It’s All about That Bake at Pearl’s in Williamsburg
Chef John Seymour basically has Bedford Avenue and N. 8th Street on lock, with his chicken and waffles mainstay, Sweet Chick, on one side of the street, and the grass-fed burger shop Pop’s on the other. And only a few storefronts down, his wife, Fallon, recently added an entry to the family dynasty as well—a casual Caribbean canteen called Pearl’s, inspired by the fare of her native Trinidad.
While large swathes of Brooklyn—from Bed-Stuy to Crown Heights to Prospect Lefferts Gardens—are practically paved with rotis and bakes (which, contrary to their name, are actually deep-fried, doughy pocket breads), West Indian eateries have remained largely, peculiarly non-existent in Williamsburg, save for the short lived Jify’s (which mostly explored the Creole cuisine of Curaçao), and Battery Harris, better known for its outdoor digs and frozen dark n’ stormy’s.

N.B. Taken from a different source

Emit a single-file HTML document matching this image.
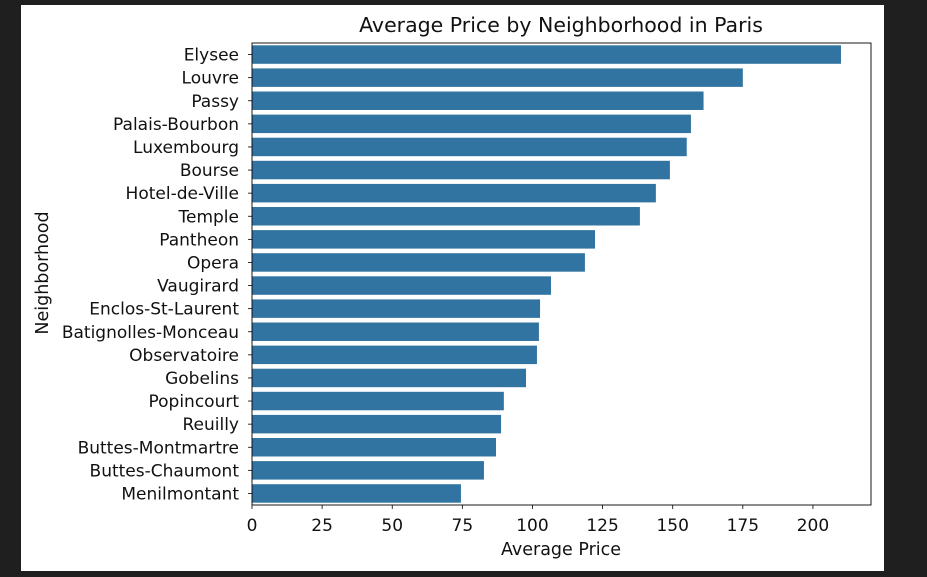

It’s a scarcity residents seem happy to have amended, eagerly seeking wintertime refuge in Pearl’s generously heated, gaily colored room—appointed with vintage boom boxes, turquoise chairs, and graffiti art dedicated to Caribbean musicians—which fairly reverberates with the merry rhythmic thrum of calypso.
A succinct selection of libations are agreeably tropical (think rum punch, housemade sorrel shandies and yes, frozen ginger dark n’stormy’s), but it’s the assortment of exceedingly authentic, beyond-jerk chicken dishes—which equally reflect the country’s East Indian, African, Spanish, and Chinese influences—that put Pearl’s on par with the hallowed curry houses of Brooklyn. A large part of the menu is devoted to those aforementioned bakes (chief amongst them, bake n’ shark, made with fat filets of white fish, although fillings also include chickpeas, short rib, or geera pork) all accompanied by that holy trinity of Trini sauces—searing scotch bonnet, plummy tamarind, and grassy shadon bennie. An alternative wrapper, of course, is roti, which is essentially a tissue-thin tortilla, tucked burrito-style around fillings like shreds of curried chicken, or sweet curls of shrimp.
Add in hard to come by specialties like coriander gravy-sauced conch (cubed, tenderized sea snails) ladled atop a single rolled dumplin’, and a trio of stuffed crab backs, the meat tossed with spiced breadcrumbs, and poked back inside of their hollowed-out, palm-sized shells, along with a pour-it-yourself squeeze bottle of liquid scotch bonnet, and — thanks to those enterprising Seymours—Williamsburg finally be limin’.